Le ton s’élève. Le comte Hardenberg écrit à Munster, le 28 juillet : « Aujourd’hui on ne parle que guerre et de sa nécessité. Le comte Metternich répète à chaque occasion qu’il ne s’embarrasse plus de correspondance et de mots, ni de quatre ou six conditions de paix ; qu’il faut la guerre, et qu’il ne tardera pas au-delà du 10 août de se décider. » Il ne s’agissait plus que de gagner ce 10 août, c’est-à-dire de s’acheminer à la rupture en y mettant les formes et en rejetant toute la responsabilité sur Napoléon.
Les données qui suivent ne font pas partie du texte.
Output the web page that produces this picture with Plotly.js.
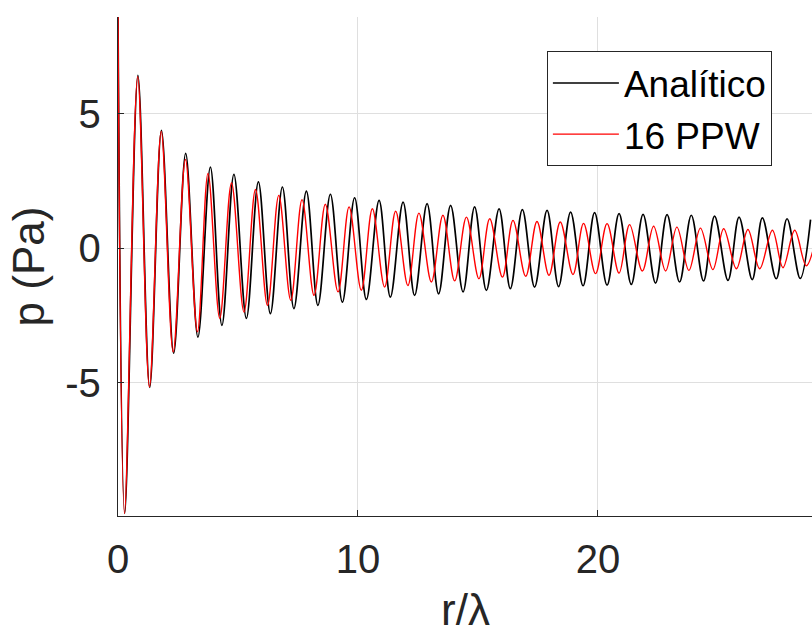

Ce fut tout l’objet des pourparlers que l’on a très improprement appelés le Congrès de Prague, car ce congrès, dérisoire, selon le mot de Nesselrode, ne délibéra jamais, et, de toutes les « formes » de la procédure de Metternich, la plus simple à la fois et la plus efficace fut de ne révéler et notifier à Napoléon les fameuses bases qu’à la dernière heure, quand il restait à peine le temps de répondre par retour des courriers.


V

Caulaincourt arriva le 28 juillet à Prague, où il trouva Narbonne, désigné aussi comme plénipotentiaire. « D’après ce que M. de Narbonne m’a dit, écrivit-il à Maret, on est ici sur un volcan ; les momens sont comptés ; nos retards ont fait un mauvais effet. Tout ce que j’apprends me fait doublement

  1. Castlereagh à Cathcart, 5 juillet ; Nugent à Cathcart, 21 juillet ; Cathcart à Castlereagh, 6 août 1813.